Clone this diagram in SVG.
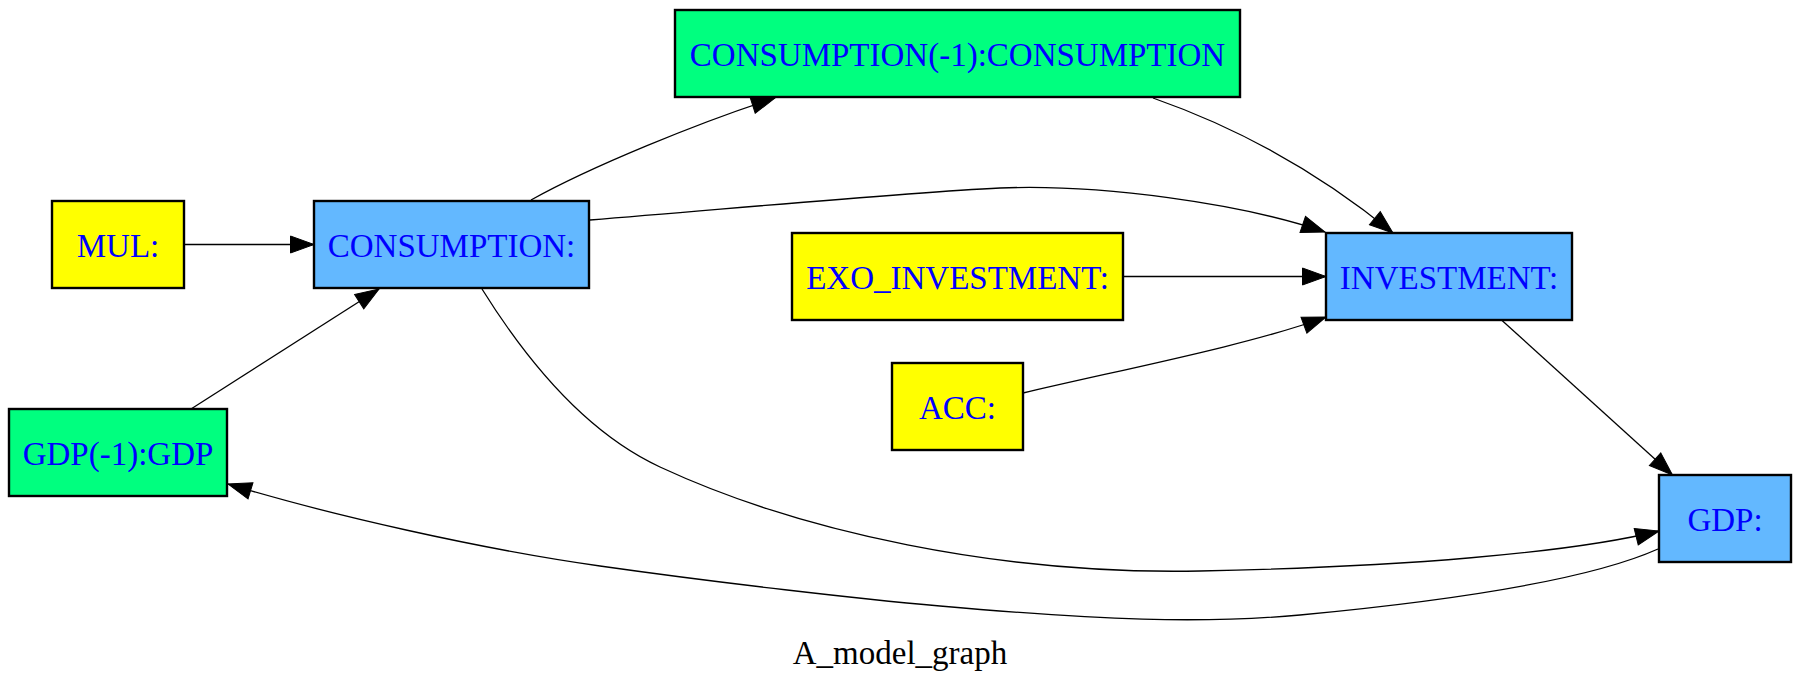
<svg xmlns="http://www.w3.org/2000/svg" width="1800" height="691" viewBox="0 0 1800 691">
  <style>
    .node rect { stroke: #000000; stroke-width: 2.4; }
    .exo rect { fill: #ffff00; }
    .endo rect { fill: #63b8ff; }
    .lag rect { fill: #00ff7f; }
    .node text { font-family: "Liberation Serif", "Times New Roman", serif; font-size: 33px; fill: #0000ff; text-anchor: middle; }
    .edges path { fill: none; stroke: #000000; stroke-width: 1.3; marker-end: url(#arrow); }
    .title { font-family: "Liberation Serif", "Times New Roman", serif; font-size: 33px; fill: #000000; text-anchor: middle; }
  </style>
  <defs>
    <marker id="arrow" markerUnits="userSpaceOnUse" viewBox="0 0 26 19" markerWidth="26" markerHeight="19" refX="24.5" refY="9.5" orient="auto">
      <path d="M1,1 L24.5,9.5 L1,18 Z" fill="#000000" stroke="#000000" stroke-width="1"/>
    </marker>
  </defs>
  <rect width="1800" height="691" fill="#ffffff"/>

  <!-- connectors -->
  <g id="edges" class="edges">
    <path id="e-mul-cons" d="M184,244.5 L314,244.5"/>
    <path id="e-gdplag-cons" d="M191,409 L379,289"/>
    <path id="e-cons-conslag" d="M531,200 C590,167 700,122 775,98"/>
    <path id="e-conslag-inv" d="M1153,98 C1230,125 1310,165 1393,233"/>
    <path id="e-cons-inv" d="M590,220 C750,207 900,193 1000,188 C1100,184 1240,203 1325,232"/>
    <path id="e-exo-inv" d="M1123,276.5 L1326,276.5"/>
    <path id="e-acc-inv" d="M1023,393 C1120,370 1250,345 1326,317"/>
    <path id="e-inv-gdp" d="M1501.5,320 L1672.5,475"/>
    <path id="e-cons-gdp" d="M482,289 C520,350 580,430 660,467 C800,532 1000,575 1200,571 C1400,567 1570,553 1659,531"/>
    <path id="e-gdp-gdplag" d="M1658,549 C1600,575 1480,598 1300,615 C1200,624 1100,620 940,606 C860,599 720,583 600,566 C480,549 330,515 228,484"/>
  </g>

  <!-- nodes -->
  <g id="node-consumption-lag" class="node lag">
    <rect x="675" y="10" width="565" height="87"/>
    <text x="957.5" y="65.5">CONSUMPTION(-1):CONSUMPTION</text>
  </g>
  <g id="node-mul" class="node exo">
    <rect x="52" y="201" width="132" height="87"/>
    <text x="118" y="256.5">MUL:</text>
  </g>
  <g id="node-consumption" class="node endo">
    <rect x="314" y="201" width="275" height="87"/>
    <text x="451.5" y="256.5">CONSUMPTION:</text>
  </g>
  <g id="node-exo-investment" class="node exo">
    <rect x="792" y="233" width="331" height="87"/>
    <text x="957.5" y="288.5">EXO_INVESTMENT:</text>
  </g>
  <g id="node-investment" class="node endo">
    <rect x="1326" y="233" width="246" height="87"/>
    <text x="1449" y="288.5">INVESTMENT:</text>
  </g>
  <g id="node-acc" class="node exo">
    <rect x="892" y="363" width="131" height="87"/>
    <text x="957.5" y="418.5">ACC:</text>
  </g>
  <g id="node-gdp-lag" class="node lag">
    <rect x="9" y="409" width="218" height="87"/>
    <text x="118" y="464.5">GDP(-1):GDP</text>
  </g>
  <g id="node-gdp" class="node endo">
    <rect x="1659" y="475" width="132" height="87"/>
    <text x="1725" y="530.5">GDP:</text>
  </g>

  <text class="title" x="900" y="664">A_model_graph</text>
</svg>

◆ Set problem ◆
Restate the listing above word for word, and skip the pictures.

◆ Exercise answer ◆
Clone this diagram in SVG.
<svg xmlns="http://www.w3.org/2000/svg" width="1800" height="691" viewBox="0 0 1800 691">
  <style>
    .node rect { stroke: #000000; stroke-width: 2.4; }
    .exo rect { fill: #ffff00; }
    .endo rect { fill: #63b8ff; }
    .lag rect { fill: #00ff7f; }
    .node text { font-family: "Liberation Serif", "Times New Roman", serif; font-size: 33px; fill: #0000ff; text-anchor: middle; }
    .edges path { fill: none; stroke: #000000; stroke-width: 1.3; marker-end: url(#arrow); }
    .title { font-family: "Liberation Serif", "Times New Roman", serif; font-size: 33px; fill: #000000; text-anchor: middle; }
  </style>
  <defs>
    <marker id="arrow" markerUnits="userSpaceOnUse" viewBox="0 0 26 19" markerWidth="26" markerHeight="19" refX="24.5" refY="9.5" orient="auto">
      <path d="M1,1 L24.5,9.5 L1,18 Z" fill="#000000" stroke="#000000" stroke-width="1"/>
    </marker>
  </defs>
  <rect width="1800" height="691" fill="#ffffff"/>

  <!-- connectors -->
  <g id="edges" class="edges">
    <path id="e-mul-cons" d="M184,244.5 L314,244.5"/>
    <path id="e-gdplag-cons" d="M191,409 L379,289"/>
    <path id="e-cons-conslag" d="M531,200 C590,167 700,122 775,98"/>
    <path id="e-conslag-inv" d="M1153,98 C1230,125 1310,165 1393,233"/>
    <path id="e-cons-inv" d="M590,220 C750,207 900,193 1000,188 C1100,184 1240,203 1325,232"/>
    <path id="e-exo-inv" d="M1123,276.5 L1326,276.5"/>
    <path id="e-acc-inv" d="M1023,393 C1120,370 1250,345 1326,317"/>
    <path id="e-inv-gdp" d="M1501.5,320 L1672.5,475"/>
    <path id="e-cons-gdp" d="M482,289 C520,350 580,430 660,467 C800,532 1000,575 1200,571 C1400,567 1570,553 1659,531"/>
    <path id="e-gdp-gdplag" d="M1658,549 C1600,575 1480,598 1300,615 C1200,624 1100,620 940,606 C860,599 720,583 600,566 C480,549 330,515 228,484"/>
  </g>

  <!-- nodes -->
  <g id="node-consumption-lag" class="node lag">
    <rect x="675" y="10" width="565" height="87"/>
    <text x="957.5" y="65.5">CONSUMPTION(-1):CONSUMPTION</text>
  </g>
  <g id="node-mul" class="node exo">
    <rect x="52" y="201" width="132" height="87"/>
    <text x="118" y="256.5">MUL:</text>
  </g>
  <g id="node-consumption" class="node endo">
    <rect x="314" y="201" width="275" height="87"/>
    <text x="451.5" y="256.5">CONSUMPTION:</text>
  </g>
  <g id="node-exo-investment" class="node exo">
    <rect x="792" y="233" width="331" height="87"/>
    <text x="957.5" y="288.5">EXO_INVESTMENT:</text>
  </g>
  <g id="node-investment" class="node endo">
    <rect x="1326" y="233" width="246" height="87"/>
    <text x="1449" y="288.5">INVESTMENT:</text>
  </g>
  <g id="node-acc" class="node exo">
    <rect x="892" y="363" width="131" height="87"/>
    <text x="957.5" y="418.5">ACC:</text>
  </g>
  <g id="node-gdp-lag" class="node lag">
    <rect x="9" y="409" width="218" height="87"/>
    <text x="118" y="464.5">GDP(-1):GDP</text>
  </g>
  <g id="node-gdp" class="node endo">
    <rect x="1659" y="475" width="132" height="87"/>
    <text x="1725" y="530.5">GDP:</text>
  </g>

  <text class="title" x="900" y="664">A_model_graph</text>
</svg>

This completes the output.